Tuesday, September 1, 2009

Chocolate Waffles

I should warn you now that these waffles are not for the faint of heart! They are, however, delicious. Some years ago on a Christmas morning I made a recipe for waffles that had you separate the eggs and beat the whites before mixing them in. What an amazing difference it made! So now, when I have the time, I make waffles that way. However, if you really want to try this recipe but you don't have the time or inclination to separate your eggs, you can just throw them in together and mix it up like any other type of waffle batter. It'll still be good, but trust me - you're missing out...

Chocolate Waffles

2 cups flour (I like 1 cup whole wheat, 1 cup white)
4 tsp. baking powder
1/4 tsp. salt
1/4 c. unsweetened baking cocoa
1/4 c. sugar
6 Tbsp. non-fat dry milk (Note: You can use regular milk if desired, just leave out the dry milk and substitute the water for an equal amount of milk.)
1 1/2 c. water
1/2 c. canola or olive oil
2 eggs, separated

In a medium mixing bowl, combine dry ingredients. Make a well in the center and add water, oil and eggs yolks.

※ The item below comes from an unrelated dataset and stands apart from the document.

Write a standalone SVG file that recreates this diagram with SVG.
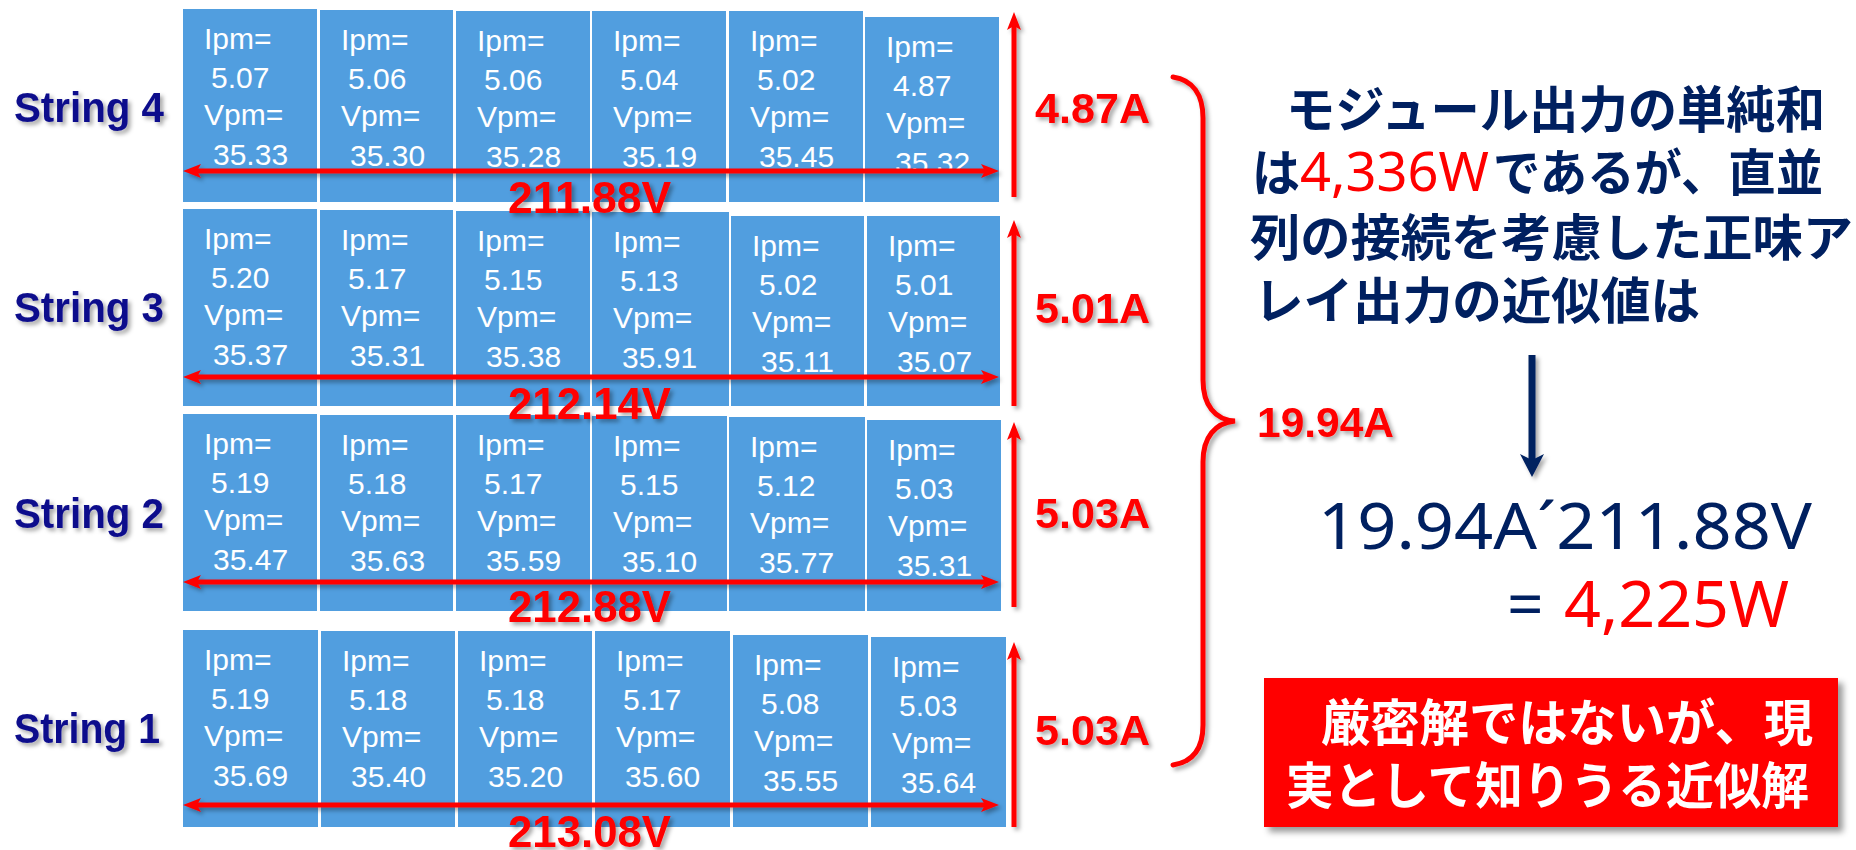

Mix well.

In a separate small mixing bowl, beat egg whites until stiff peaks form. About 2-3 minutes. (And sorry about the picture, folks - it's the best one I had!)
Scrape the egg whites into the bowl with the batter. With a spoon, gently fold the egg whites in. Do not mix egg whites in completely. You should be able to see little pockets of white fluff in the batter.
Preheat your waffle iron. When heated, coat with non-stick cooking spray and pour batter in to cook. Serve with powdered sugar and syrup.
Idea: Have these babies for dessert. Just add some chocolate chips to the batter and top with real whipped cream. Yum!